By the Court.—Judgment affirmed.

NOTES

[1] Sec. 346.51, Stats. 1959, provides in part:

"STOPPING, STANDING OR PARKING OUTSIDE OF BUSINESS OR RESIDENCE DISTRICTS. (1) No person shall park, stop or leave standing any vehicle, whether attended or unattended, upon the roadway of any highway outside a business or residence district when it is practical to park, stop or leave such vehicle standing off the roadway, . . ."

Sec. 340.01 (6), Stats. 1959, provides:

"`Business district' means the territory contiguous to a highway when 50 per cent or more of the frontage thereon for a distance of 300 feet or more is occupied by buildings in use for business."

Sec. 340.01 (6), Stats. 1959, provides:

"`Residence district' means the territory contiguous to a highway not comprising a business district where the frontage on such highway for a distance of 300 feet or more is mainly occupied by dwellings or by dwellings and buildings in use for business."

[2] Jeffers v. Peoria-Rockford Bus Co. (1957), 274 Wis. 594, 80 N. W. (2d) 785.

[3] Swinkels v. Wisconsin Michigan Power Co., supra, page 286.

[4] Collar v. Meyer, supra, page 294.

[5] Campbell, Negligence, 1936-1937 Wisconsin Law Review, 56, 63. See also Campbell, Duty, Fault, and Legal Cause, 1938 Wisconsin Law Review, 402, 422; Campbell, Work of the Supreme Court, Torts, 1941 Wisconsin Law Review, 5, 113; Campbell, Recent Developments of the Law of Negligence in Wisconsin, 1955 Wisconsin Law Review, 5, 34. Professor Campbell in the latter article referred to Swinkels as "highly disturbing."

[6] Prosser, Law of Torts (hornbook series, 3d ed.), p. 286, sec. 49.

[7] (1958), 4 Wis. (2d) 168, 89 N. W. (2d) 811.

[8] Id. page 175.

[9] (1952), 262 Wis. 229, 236, 55 N. W. (2d) 29.

[10] Id. page 236.

[11] Wintersberger v. Pioneer Iron & Metal Co. (1959), 6 Wis. (2d) 69, 74, 75, 94 N. W. (2d) 136.

[12] (1957), 274 Wis. 594, 603, 80 N. W. (2d) 785.

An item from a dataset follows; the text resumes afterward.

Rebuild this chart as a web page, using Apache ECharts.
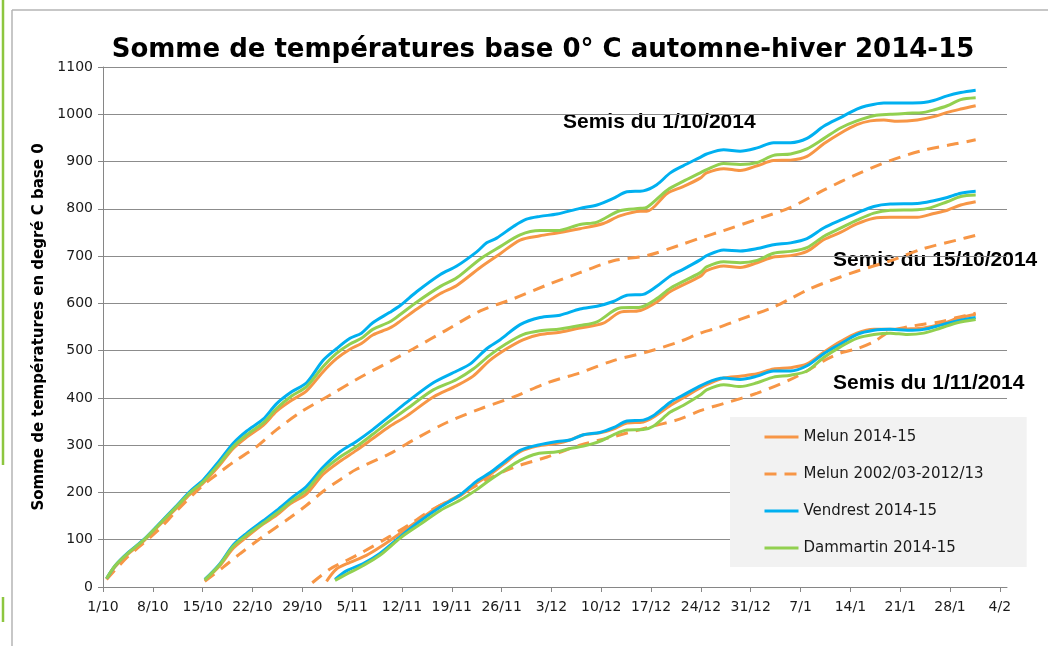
<!DOCTYPE html>
<html>
<head>
<meta charset="utf-8">
<script src="https://cdn.jsdelivr.net/npm/echarts@6/dist/echarts.min.js"></script>
<style>
  html, body { margin: 0; padding: 0; background: #fff; }
  #chart { width: 1048px; height: 646px; }
</style>
</head>
<body>
<div id="chart"></div>
<script>
// jours depuis le 1/10/2014, une graduation par semaine
const tickLabels = ['1/10', '8/10', '15/10', '22/10', '29/10', '5/11', '12/11', '19/11', '26/11', '3/12',
  '10/12', '17/12', '24/12', '31/12', '7/1', '14/1', '21/1', '28/1', '4/2']

const seriesNames = ['Melun 2014-15', 'Melun 2002/03-2012/13', 'Vendrest 2014-15', 'Dammartin 2014-15']

// Semis du 1/10/2014
const melunA = [[0.5,17],[1.7,43],[3.4,68],[5.7,97],[7.6,126],[10.4,168],[12.2,196],[14.1,220],[16.4,258],[18.3,293],[20.2,317],[22.5,342],[24.4,372],[26.5,395],[28.6,415],[30.9,455],[32.8,483],[34.7,503],[36.3,515],[37.9,533],[40.3,548],[41.8,563],[44.1,588],[47.4,621],[49.7,638],[53,676],[55.8,705],[58.6,734],[61.4,743],[63.8,749],[67,758],[70.3,769],[72.6,785],[75.5,795],[76.4,795],[79.3,833],[81.5,847],[83.9,865],[84.8,876],[87.2,885],[89.5,881],[91.9,891],[94.2,902],[96.6,903],[98.9,911],[101.3,938],[103.6,960],[105.9,978],[107.8,986],[109.7,988],[111.6,985],[114.4,988],[116.7,995],[118.6,1004],[120.5,1011],[122.6,1018]]
const histA = [[0.5,16],[3.4,63],[7.6,118],[10.4,162],[14.1,216],[16,238],[18.3,264],[21.6,297],[24.4,333],[28.1,373],[31.9,406],[35.6,439],[40.3,477],[43.6,504],[48.3,544],[53,584],[57.7,610],[62.4,639],[67,665],[71.7,690],[76.4,701],[81,723],[83.9,738],[87.2,754],[91.9,778],[96.6,803],[101.3,840],[105.9,873],[110.6,902],[115.3,924],[120,938],[122.6,946]]
const vendrestA = [[0.5,18],[1.7,45],[3.4,71],[5.7,100],[7.6,129],[10.4,173],[12.2,202],[14.1,227],[16.4,268],[18.3,304],[20.2,330],[22.5,355],[24.4,388],[26.5,413],[28.6,432],[30.9,479],[32.8,504],[34.7,526],[36.3,537],[37.9,559],[40.3,581],[41.8,596],[44.1,625],[47.4,661],[49.7,679],[52.5,709],[53.9,728],[55.3,738],[57.7,763],[59.5,778],[61.4,784],[63.8,789],[67,801],[69.4,808],[71.7,822],[73.6,836],[75.9,838],[77.8,851],[79.7,876],[81.5,891],[83.9,909],[84.8,916],[87.2,925],[89.5,922],[91.9,929],[94.2,940],[96.6,940],[98.9,949],[101.3,975],[103.6,993],[105.9,1011],[107.3,1018],[109.7,1024],[113,1024],[115.3,1025],[116.7,1029],[118.6,1039],[120.5,1046],[122.6,1051]]
const dammartinA = [[0.5,18],[1.7,45],[3.4,70],[5.7,99],[7.6,128],[10.4,171],[12.2,199],[14.1,223],[16.4,262],[18.3,297],[20.2,322],[22.5,347],[24.4,378],[26.5,404],[28.6,424],[30.9,466],[32.8,494],[34.7,514],[36.3,526],[37.9,545],[40.3,561],[41.8,577],[44.1,603],[47.4,636],[49.7,654],[53,694],[55.8,720],[58.6,745],[61.4,754],[63.8,754],[67,767],[69.4,772],[72.6,796],[75.5,801],[76.4,803],[79.3,840],[81.5,858],[83.9,876],[84.8,883],[87.2,896],[89.5,894],[91.9,898],[94.2,913],[96.6,916],[98.9,927],[101.3,949],[103.6,971],[105.9,986],[108.3,997],[110.6,1000],[113,1002],[115.3,1004],[116.7,1009],[118.6,1018],[120.5,1031],[122.6,1035]]

// Semis du 15/10/2014
const melunB = [[14.3,14],[16.4,45],[18.3,82],[20.2,106],[22.5,133],[24.4,152],[26.3,176],[28.6,197],[30.9,238],[33.3,266],[35.6,289],[37.9,314],[40.3,340],[42.7,362],[46.4,402],[49.7,426],[52,446],[54.3,479],[56.7,504],[59,523],[61.4,534],[64.2,539],[67,548],[70.3,558],[72.6,581],[75.5,585],[77.8,603],[79.7,625],[83.9,657],[84.8,669],[87.2,679],[89.5,676],[91.9,686],[94.2,698],[96.6,701],[98.9,710],[101.3,735],[103.6,750],[105.9,768],[108.3,780],[110.6,782],[114.4,782],[116.7,790],[118.6,797],[120.5,808],[122.6,815]]
const histB = [[14.3,12],[16.9,42],[19.3,71],[22.5,107],[26.3,147],[28.6,173],[30.9,202],[33.3,227],[35.6,249],[40.3,282],[43.6,311],[48.3,348],[53,377],[57.7,402],[62.4,432],[67,453],[71.7,479],[76.4,497],[81,519],[83.9,537],[86.3,548],[89.5,566],[94.2,592],[96.6,610],[98.9,628],[101.3,643],[105.9,668],[110.6,690],[115.3,716],[120,734],[122.6,744]]
const vendrestB = [[14.3,16],[16.4,49],[18.3,89],[20.2,114],[22.5,140],[24.4,162],[26.7,191],[28.6,213],[30.9,253],[33.3,286],[35.6,308],[37.9,333],[40.3,362],[42.7,391],[46.4,432],[49.7,457],[51.6,472],[53.9,504],[55.8,523],[58.6,555],[61.4,570],[64.2,575],[67,588],[69.4,594],[71.7,604],[73.6,617],[75.9,619],[77.8,636],[79.7,658],[81.5,672],[83.9,692],[84.8,701],[87.2,713],[89.5,711],[91.9,716],[94.2,724],[96.6,728],[98.9,737],[101.3,760],[103.6,776],[105.9,791],[108.3,805],[110.6,810],[114.4,811],[116.7,817],[118.6,824],[120.5,833],[122.6,837]]
const dammartinB = [[14.3,15],[16.4,47],[18.3,86],[20.2,110],[22.5,135],[24.4,156],[26.7,184],[28.6,205],[30.9,246],[33.3,275],[35.6,297],[37.9,323],[40.3,351],[42.7,377],[46.4,417],[49.7,439],[52,461],[54.3,490],[56.7,515],[59,534],[61.4,542],[64.2,546],[67,553],[69.4,561],[72.6,590],[75.5,592],[77.8,610],[79.7,632],[83.9,665],[84.8,677],[87.2,688],[89.5,686],[91.9,691],[94.2,706],[96.6,710],[98.9,718],[101.3,742],[103.6,759],[105.9,776],[108.3,791],[110.6,797],[114.4,798],[116.2,802],[118.6,815],[120.5,826],[122.6,829]]

// Semis du 1/11/2014
const melunC = [[31.4,12],[32.8,38],[34.7,52],[37,67],[39,85],[41.8,114],[44.6,144],[47.4,173],[50.2,193],[52.5,220],[54.4,238],[56.3,260],[58.6,286],[61,298],[63.8,304],[65.6,311],[67.5,322],[69.8,326],[71.7,334],[73.6,347],[75.9,349],[77.3,359],[79.7,384],[81.5,400],[83.9,421],[84.8,428],[87.2,442],[89.5,446],[91.9,451],[94.2,461],[96.6,464],[98.9,472],[101.3,497],[103.6,519],[105.9,537],[108.3,545],[110.6,545],[113,546],[115.3,548],[117.7,556],[120,568],[122.6,577]]
const histC = [[29.4,9],[31.9,38],[34.2,56],[36.5,74],[40.3,107],[42.7,129],[46.4,165],[50.2,195],[53.9,227],[57.7,253],[62.4,275],[67,300],[71.7,318],[76.4,337],[81,355],[83.9,373],[87.2,388],[91.9,410],[96.6,439],[98.9,457],[101.3,479],[103.6,495],[105.9,504],[108.3,519],[110.6,541],[113,550],[115.3,556],[117.7,561],[120,570],[122.6,579]]
const vendrestC = [[32.6,16],[34.2,34],[36.5,49],[38.9,71],[41.8,107],[44.6,140],[47.4,169],[50.2,195],[52.5,224],[54.4,242],[56.3,264],[58.6,289],[61,300],[63.8,308],[65.6,311],[67.5,322],[69.8,327],[71.7,337],[73.6,351],[75.9,353],[77.3,362],[79.7,391],[81.5,406],[84.8,432],[87.2,442],[89.5,439],[91.9,446],[94.2,457],[96.6,457],[98.9,468],[101.3,494],[103.6,514],[105.9,534],[108.3,543],[110.6,545],[113,543],[115.3,545],[117.7,554],[120,563],[122.6,570]]
const dammartinC = [[32.6,14],[34.2,27],[36.5,45],[38.9,67],[41.8,104],[44.6,133],[47.4,162],[50.2,184],[52.5,206],[54.4,227],[56.3,246],[58.6,268],[61,282],[63.8,286],[65.6,293],[67.5,298],[69.8,308],[71.7,322],[73.6,332],[75.9,333],[77.3,340],[79.7,370],[81.5,384],[83.9,406],[84.8,417],[87.2,428],[89.5,424],[91.9,432],[94.2,444],[96.6,448],[98.9,457],[101.3,486],[103.6,508],[105.9,526],[108.3,534],[110.6,537],[113,534],[115.3,537],[117.7,548],[120,559],[122.6,566]]

const ORANGE = '#F79646'
const BLUE = '#00B0F0'
const GREEN = '#92D050'
const FONT = 'DejaVu Sans'

const chart = echarts.init(document.getElementById('chart'), null, { renderer: 'canvas' })

const mkLine = (name, data, color, dashed) => ({
  name: name,
  type: 'line',
  data: data,
  symbol: 'none',
  smooth: 0.3,
  lineStyle: { color: color, width: 3, type: dashed ? [12, 8] : 'solid', cap: 'butt' },
  itemStyle: { color: color },
  z: 2
})

const option = {
  animation: false,
  backgroundColor: '#fff',
  title: {
    text: 'Somme de températures base 0° C automne-hiver 2014-15',
    left: 538,
    textAlign: 'center',
    top: 32,
    textStyle: { fontFamily: FONT, fontSize: 26, fontWeight: 'bold', color: '#000' }
  },
  legend: {
    data: seriesNames,
    orient: 'vertical',
    left: 730,
    top: 417,
    padding: [12, 43, 11, 33],
    itemGap: 21,
    itemWidth: 34,
    itemHeight: 16,
    backgroundColor: '#F2F2F2',
    selectedMode: false,
    itemStyle: { opacity: 0 },
    lineStyle: { width: 3 },
    textStyle: { fontFamily: FONT, fontSize: 15, color: '#1a1a1a', lineHeight: 16 }
  },
  grid: { left: 103, right: 41, top: 67, bottom: 59 },
  xAxis: {
    type: 'value',
    min: 0,
    max: 127,
    interval: 7,
    axisLine: { lineStyle: { color: '#868686', width: 1 } },
    axisTick: { show: true, length: 5, lineStyle: { color: '#868686' }, customValues: tickLabels.map((_, i) => i * 7) },
    splitLine: { show: false },
    axisLabel: {
      customValues: tickLabels.map((_, i) => i * 7),
      formatter: v => tickLabels[Math.round(v / 7)] || '',
      fontFamily: FONT,
      fontSize: 14,
      color: '#1a1a1a',
      margin: 13
    }
  },
  yAxis: {
    type: 'value',
    min: 0,
    max: 1100,
    interval: 100,
    name: 'Somme de températures en degré C base 0',
    nameLocation: 'middle',
    nameGap: 55,
    nameTextStyle: { fontFamily: FONT, fontSize: 15, fontWeight: 'bold', color: '#000' },
    axisLine: { show: true, lineStyle: { color: '#868686', width: 1 } },
    axisTick: { show: true, length: 5, lineStyle: { color: '#868686' } },
    splitLine: { show: true, lineStyle: { color: '#8c8c8c', width: 1 } },
    axisLabel: { formatter: v => String(v), fontFamily: FONT, fontSize: 14, color: '#1a1a1a', margin: 10 }
  },
  graphic: [
    { type: 'line', shape: { x1: 12, y1: 10, x2: 1048, y2: 10 }, style: { stroke: '#b5b5b5', lineWidth: 1.5 } },
    { type: 'line', shape: { x1: 12, y1: 10, x2: 12, y2: 646 }, style: { stroke: '#b5b5b5', lineWidth: 1.5 } },
    { type: 'line', shape: { x1: 3, y1: 0, x2: 3, y2: 465 }, style: { stroke: '#8DC63F', lineWidth: 2.5 } },
    { type: 'line', shape: { x1: 3, y1: 597, x2: 3, y2: 622 }, style: { stroke: '#8DC63F', lineWidth: 2.5 } },
    { type: 'text', left: 563, top: 112, style: { text: 'Semis du 1/10/2014', font: 'bold 21px "Liberation Sans"', fill: '#000' } },
    { type: 'text', left: 833, top: 250, style: { text: 'Semis du 15/10/2014', font: 'bold 21px "Liberation Sans"', fill: '#000' } },
    { type: 'text', left: 833, top: 373, style: { text: 'Semis du 1/11/2014', font: 'bold 21px "Liberation Sans"', fill: '#000' } }
  ],
  series: [
    mkLine(seriesNames[0], melunA, ORANGE, false),
    mkLine(seriesNames[1], histA, ORANGE, true),
    mkLine(seriesNames[2], vendrestA, BLUE, false),
    mkLine(seriesNames[3], dammartinA, GREEN, false),
    mkLine(seriesNames[0], melunB, ORANGE, false),
    mkLine(seriesNames[1], histB, ORANGE, true),
    mkLine(seriesNames[2], vendrestB, BLUE, false),
    mkLine(seriesNames[3], dammartinB, GREEN, false),
    mkLine(seriesNames[0], melunC, ORANGE, false),
    mkLine(seriesNames[1], histC, ORANGE, true),
    mkLine(seriesNames[2], vendrestC, BLUE, false),
    mkLine(seriesNames[3], dammartinC, GREEN, false)
  ]
}

chart.setOption(option)
</script>
</body>
</html>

[13] Sec. 346.14, Stats. 1959, provides in part:

"DISTANCE BETWEEN VEHICLES. (1) The operator of a motor vehicle shall not follow another vehicle more closely than is reasonable and prudent, having due regard for the speed of such vehicle and the traffic upon and the condition of the highway."

[14] Phillips v. Haring (1952), 262 Wis. 174, 180, 54 N. W. (2d) 200; Hibner v. Lindauer (1963), 18 Wis. (2d) 451, 456, 118 N. W. (2d) 873.

[15] Jankovich v. Arens (1952), 262 Wis. 210, 215, 54 N. W. (2d) 909.